Jamais une loi ne se fait ; elle se promulgue.

(Inst. soc., p. 68.)


Les institutions des peuples sont filles du temps.

(Inst. soc., p. 70.)


Dans toute institution, il y a une origine mythique, et j’emploie ici cette expression dans un sens en quelque sorte légal.

(Préface de l’Homme sans nom, p. 42.)


L’autorité, même l’autorité paternelle, a besoin d’être juste.

(Paling. soc., p. 282.)


La sanction du pouvoir de celui qui commande est donc dans l’assentiment de celui qui obéit : c’est en cela que réside la force sociale, antique acception du mot dynastie.

(Paling. soc., p. 282.)


La personnalité sur le trône, quelque éclatante qu’elle soit, ne produit que les fruits inféconds de la personnalité.

(Paling. soc., p. 291.)


Les révolutions qui se font pour obtenir la liberté sont légitimes, celles qui se font pour obtenir l’égalité sont toujours antisociales. Quand je parle de révolutions pour obtenir la liberté, je me place en quelque sorte dans une hypothèse spéculative ; je ne crois pas que les véritables gouvernements puissent être gratuitement oppresseurs, car ils ne peuvent vouloir que le bien de tous. Les révolutions qui ont pour but d’établir l’égalité sont antisociales, et la raison en est bien évidente : c’est qu’elles ont pour but un nouveau partage dans la propriété, et par conséquent la spoliation.

(Inst. soc., p. 136.)


Ce ne sont point les différentes formes de gouvernement qui importent le plus à chaque individu.
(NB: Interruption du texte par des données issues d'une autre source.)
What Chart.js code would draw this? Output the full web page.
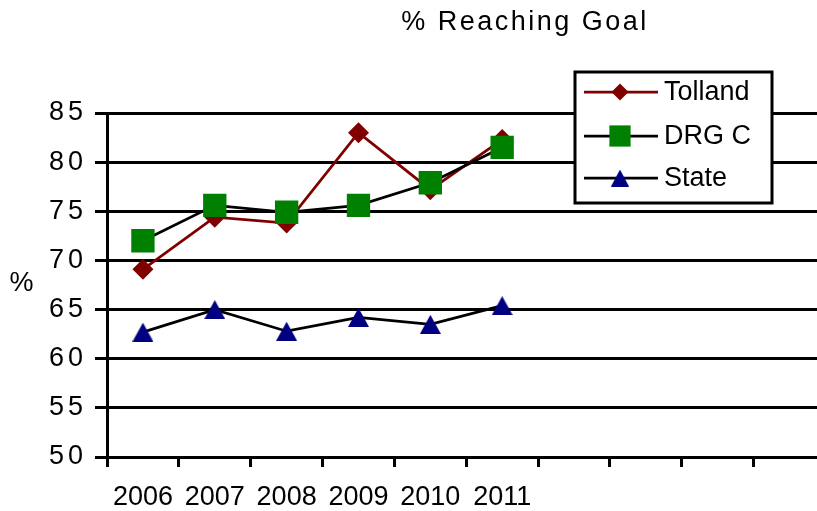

(Le Vieillard et le Jeune Homme.)


Nous ne devons plus mêler dans nos discussions les intérêts religieux avec les intérêts politiques, parce qu’ils sont devenus différents.

(Inst. soc., p. 371.)


Quoique l’Évangile soit une loi indépendante de toute institution politique, une loi qui admette toute espèce de gouvernement, néanmoins on peut dire que nous n’avons point eu de législateur depuis Jésus-Christ, et que les empires chrétiens ne peuvent point en avoir d’autre. Cela est vrai en bien des sens ; mais cela est vrai surtout en ce sens que toute loi qui ne sera pas puisée dans l’esprit du christianisme n’est et ne peut être qu’une loi antisociale, ce qu’implique contradiction.

(Inst. soc., p. 72.)


Sans le christianisme, sans les idées morales que le christianisme a mises dans le monde, le despotisme finissait inévitablement par s’acclimater dans la vieille Europe.